Multiple host threads with ArrayFire

I have a newbie question about using multiple host threads with ArrayFire for Python. We currently have a highly parallel CPU-only code, parallelized using Open MPI and mpi4py. Each CPU thread performs large matrix multiplications, often with multiple threads multiplying simultaneously. We would like to improve performance by performing matrix multiplications on a single GPU using ArrayFire.

I am trying to figure out whether we can have multiple CPU host threads send matrix multiplication jobs to the GPU, and have the GPU perform these multiplications simultaneously. Or, must each CPU host thread wait until the GPU is idle to send a multiplication job to the GPU?
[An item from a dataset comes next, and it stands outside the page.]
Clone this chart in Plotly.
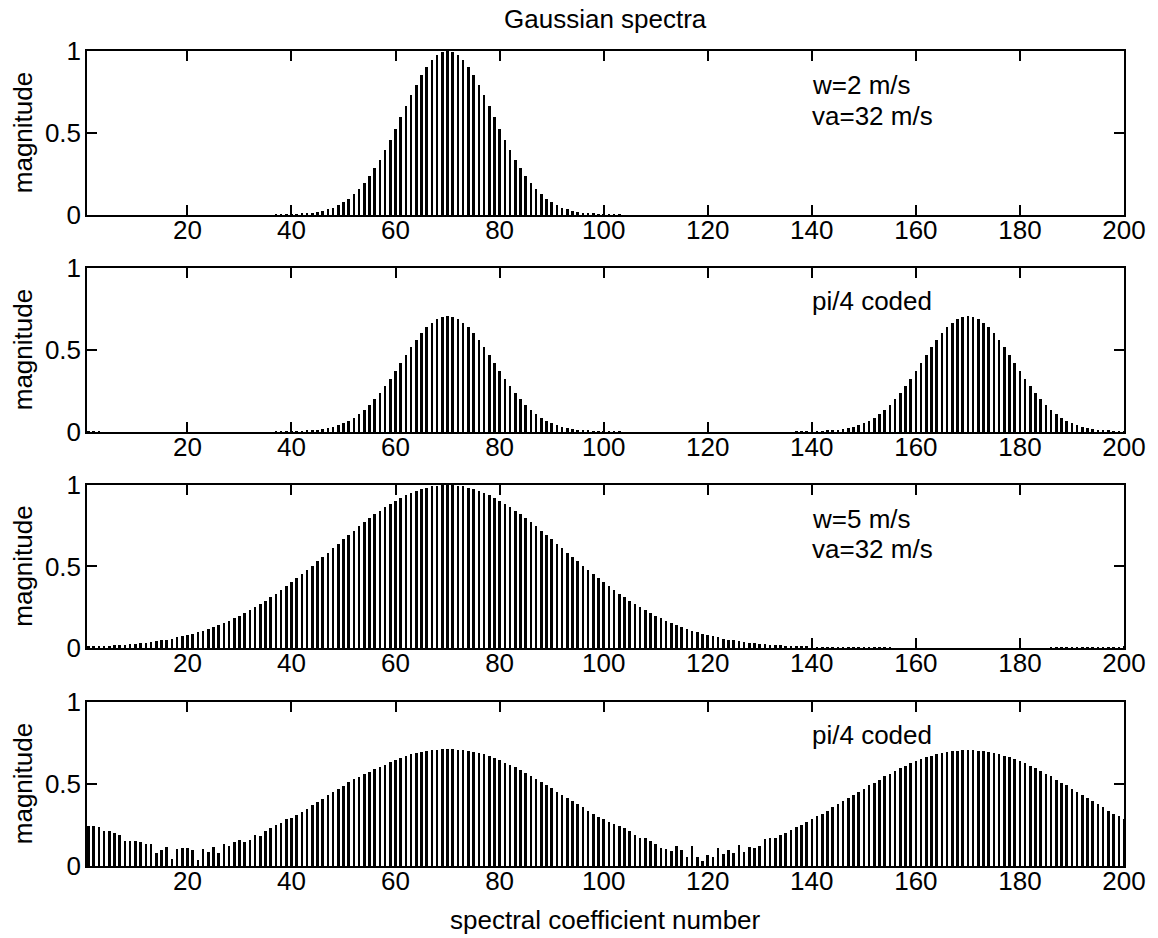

I'm having trouble finding an answer because I am not well-versed in the language of GPU computing. My impression is that certain GPUs support concurrent kernel execution, but I've been unable to determine whether our GPU (Radeon Vega 10) does.

Any general tips or resources on how to do things like this with ArrayFire for Python would be appreciated.

Solution

Matrix multiplications are very fast on GPUs. It is generally a good decision to switch to GPUs for doing matrix math. I shall answer your questions in order. Note that most of what I say here is applicable to both AMD and NVIDIA GPUs.

Yes, you can launch multiple host threads that can enqueue multiple instances of same kernel without waiting for the prior job to finish. All kernel launches are asynchronous in nature, so enqueuing the kernel to the device won't block the execution. All kernel launches will be just enqueued for future execution on the GPU. Now, the question is will all those kernels execute concurrently - that is entirely dependent upon on the resources required by a single kernel instance. If the GPU can accomodate two kernel executions at the same time, then it will do it automatically for you. The kind of resources requried by a kernel launch that determine this are number of blocks launched, shared memory, constant memory etc.

Concurrent kernel execution is entirely dependent upon how much resources are needed by a single kernel instance. Also, each kernel instance has to be launched on a separate queue(OpenCL queue) as all kernels enqueued to the same queue execute in order.

To use ArrayFire efficiently, I would advice you to go through the tutorials listed here. To setup, multiple thread solution where you can launch each kernel on a separate queue, you would probably have to concentrate on the following two sections of the tutorials, especially on the second one.

Array and Matrix Manipulation
OpenCL Interoperability

Most of the examples in the documentation is in C++, but the general principle applies to python wrapper as well. If you have questions that are specific to the python wrapper, you can post them here.